# Need Advice For Horse Hair as Head Hair



## Briz (Aug 17, 2011)

'Yello,

My boyfriend and I are making our first head. We plan on using horse hair as the head's hair. The fursona head is of a hyena, and we think we will use tail hair for the "hair" on the "head" that forms the bangs and covers the top of the head, while using mane hair for the mohawk that goes down the hyena's neck.

We're unsure of how to properly attach the hair, however. We're making the head using a soft foam. I thought that wefted hair could be used for the "head hair" while a slit in the fur down the neck would allow room for us to stick the mane hair in, glue it in, and then glue the fur seams back together.

Has anyone used horse hair before for head hair, or have you made a mohawk before? What are some good ways to attach the hair to the head? I'm looking specifically for solutions involving horse or human hair.

Thanks!

EDIT: How would using a foam base for the "mohawk" and covering it with fur look? I found this example: 





Looking at the hair he has coming over the top of his forehead. That is similar to how the mohawk would look. Would that look okay with fur on it? Does anyone have any example pictures of furry "hair" made with foam then covered?


----------



## dinosaurdammit (Aug 17, 2011)

i made a mohawk once out of horse hair for an indian thing- you want to make the same approach as hair extensions. 










See how it is sewn into a clip? Try doing that but without the clip then sew it in to where it needs to be on the mask. You could try getting a stiff piece of fabric- lay the hair out how you want it- glue it with hair glue then place another piece of fabric on top and sew it together well. Like over and over again- lots of stitches top and bottom and middle. I would make it removable for cleaning purposes.


----------



## Briz (Aug 17, 2011)

Thanks for the visual aid. You're saying that this method is what you used to make a mohawk? Would you say it would work for making head hair too? Layers and whatnot.


----------



## dinosaurdammit (Aug 17, 2011)

Briz said:


> Thanks for the visual aid. You're saying that this method is what you used to make a mohawk? Would you say it would work for making head hair too? Layers and whatnot.

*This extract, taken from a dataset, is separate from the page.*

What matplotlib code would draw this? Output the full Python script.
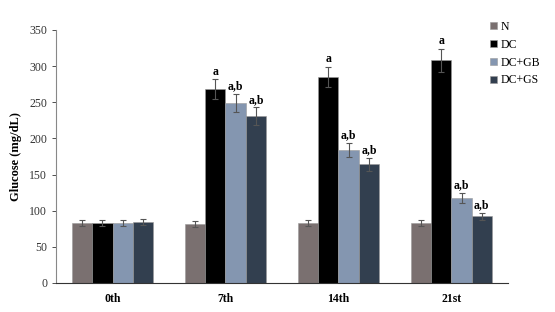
import numpy as np
import matplotlib.pyplot as plt

plt.rcParams['font.family'] = ['Liberation Serif', 'DejaVu Serif']

days = ["0th", "7th", "14th", "21st"]
groups = ["N", "DC", "DC+GB", "DC+GS"]
means = {
    "N": [83, 82, 83, 83],
    "DC": [83, 268, 285, 308],
    "DC+GB": [83, 249, 184, 118],
    "DC+GS": [84, 231, 164, 92],
}
errs = {
    "N": [4, 4, 4, 4],
    "DC": [4, 14, 14, 16],
    "DC+GB": [4, 13, 10, 7],
    "DC+GS": [4, 12, 9, 5],
}
labels = {
    "N": ["", "", "", ""],
    "DC": ["", "a", "a", "a"],
    "DC+GB": ["", "a,b", "a,b", "a,b"],
    "DC+GS": ["", "a,b", "a,b", "a,b"],
}
colors = ["#7a7070", "#000000", "#8496b0", "#323f4f"]

fig = plt.figure(figsize=(5.55, 3.12), dpi=100)
ax = fig.add_axes([0.101, 0.093, 0.814, 0.811])

x = np.arange(len(days))
w = 0.18
for i, g in enumerate(groups):
    xs = x + (i - 1.5) * w
    ax.bar(xs, means[g], w, color=colors[i], edgecolor="#9a9a9a", linewidth=0.4, label=g)
    ax.errorbar(xs, means[g], yerr=errs[g], fmt="none", ecolor="#555555",
                elinewidth=0.8, capsize=2.2, capthick=0.8)
    for xi, m, e, t in zip(xs, means[g], errs[g], labels[g]):
        if t:
            ax.text(xi, m + e + 2, t, ha="center", va="bottom", fontsize=8.5, fontweight="bold")

ax.set_xlim(-0.5, 3.5)
ax.set_ylim(0, 350)
ax.set_yticks(range(0, 351, 50))
ax.set_xticks(x)
ax.set_xticklabels(days, fontweight="bold", fontsize=8.5)
ax.tick_params(axis="x", length=0, pad=7)
ax.tick_params(axis="y", labelsize=8.5, length=3, width=0.6, colors="#333333")
ax.spines["top"].set_visible(False)
ax.spines["right"].set_visible(False)
ax.spines["left"].set_color("#888888")
ax.spines["bottom"].set_color("#333333")
ax.set_ylabel("Glucose (mg/dL)", fontweight="bold", fontsize=9, labelpad=5)

ax.legend(loc="upper left", bbox_to_anchor=(0.95, 1.055), frameon=False, fontsize=8.5,
          handlelength=0.6, handleheight=0.6, handletextpad=0.3, labelspacing=0.5,
          borderaxespad=0)

fig.savefig("out.png", dpi=100)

layers- layers and layers, thin layers that build up to make the overall hair


----------



## Briz (Aug 17, 2011)

Updated my question to include a new idea on how to do the mohawk, not involving horse hair.


----------



## dinosaurdammit (Aug 17, 2011)

There is a place that you can get faux fur and hair that would be good however it is rather expensive because while that is cute i dont think it will do it justice


----------